In 2005, large areas of the Sechelt Peninsula were staked by aggregate miners who wanted to build an enormous gravel pit. Local home owners organized to try to stop the pit.
Also in 2005, a coal mining company staked the Yorston ranch, which had been in the family outside of Quesnel since 1903. The Tyee reported: “The Yorstons have 300 beef cattle, a corn maze for the summer and a picture-perfect garden. The house was built in the 1920s and Lenore’s daughter put a chicken coop out back. The land has been farmed since the 1870s.”
Families living in the Outaouais area of Quebec have organized the West Quebec Coalition Against Uranium Mining (WQCAMU) after their farm, homes and cottages were staked in a uranium rush. A call for submissions on a proposed Quebec Mineral Development Strategy in fall 2007 resulted in stinging commentary about free entry and demands for change from many groups across the province, including CREAT (Conseil Régional en Environnement en Abitibi-Témiscamingue) in Rouyn Noranda, WQ-CAMU and EcoJustice.

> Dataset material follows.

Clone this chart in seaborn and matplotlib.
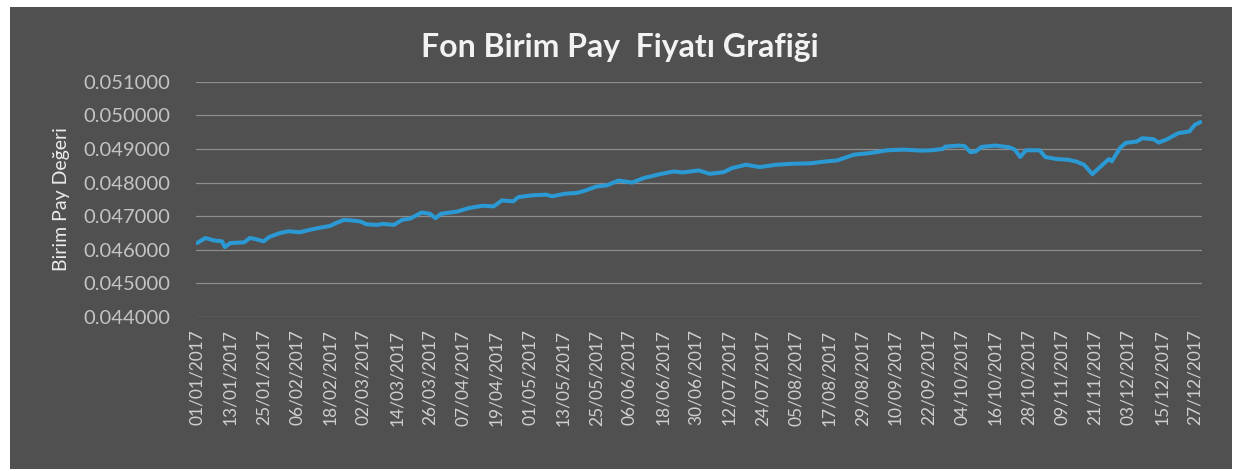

The EcoJustice submission stated: “The Mining Act is articulated in an opaque and confusing manner, making it difficult for Québec residents, property owners and municipalities to stay informed of how the law governs their land. Based on our analysis, it is unclear how this statute interacts with other Québec laws. This lack of clarity has resulted in a legitimate concern that the Mining Act prioritizes mining rights over individual and community rights by: 1) superceding the right to privacy afforded by the Civil Code of Québec; 2) contradicting the inviolability of an individual’s home and the right to peaceful enjoyment and free disposition of property as provided for by the Quebec Charter of Human Rights and Freedoms; and 3) circumscribing the power of municipalities to protect the health and welfare of residents in accordance with the Municipal Code of Quebec and the Cities and Towns Act.”
In December, 2007, the Mackenzie Valley Environmental Impact Review Board (MVEIRB) asked the Minister of Indian and Northern Affairs to end free entry on some lands in the NWT.
According to a Canadian Press story of December 17:
“It’s a system that doesn’t fully acknowledge that there are other rights of equal or perhaps greater importance,” said David Livingstone, Indian and Northern Affairs director of renewable resources and environment for the N.W.T., who spoke in favour of such a recommendation at hearings on the project.
It’s almost impossible to establish a protected area or create a land claim on land with pre-existing mineral dispositions on it, Livingstone said. “Once mineral rights are acquired, they tend to set the foundation for the discussion (for the land).
“We’ve reached a point now in the context of aboriginal rights that aboriginal people are in some cases saying ‘Hold it now, we’re not sure we want mining in this area. If you’re acquiring mineral rights, you’re setting off on that path before we’ve had a chance to really discuss the long-term consequences of that.’”
Historically, mineral rights have trumped all other uses, unless surface land is specifically withdrawn from staking, for a park, and urban development or some other special use.
The mineral rights belong to the provincial government in most parts of Canada south of the 60th parallel. In some older parts of Canada, the mineral rights are still attached to the surface lands. However, because mining taxes have to be paid on these rights, over time many of them have reverted to the Crown.
North of 60, most of the mineral rights belong to the federal government. The exceptions occur where the mineral rights were specifically awarded to a territorial or Aboriginal government through a land claims process.
The process for allocating mineral rights is usually enshrined in the provincial Mining Acts, and in the North, the Territorial Lands Act (Canadian Mining Regulations).
A Free Entry Primer
In 2004, West Coast Environmental Law published an excellent primer on the free entry system, available online as "Undermining Our Future: How Mining’s Privileged Access to Land Harms People and the Environment". There is also a handy 2-page summary: "Mining’s Privileged Access to Land: A Free Entry Backgrounder."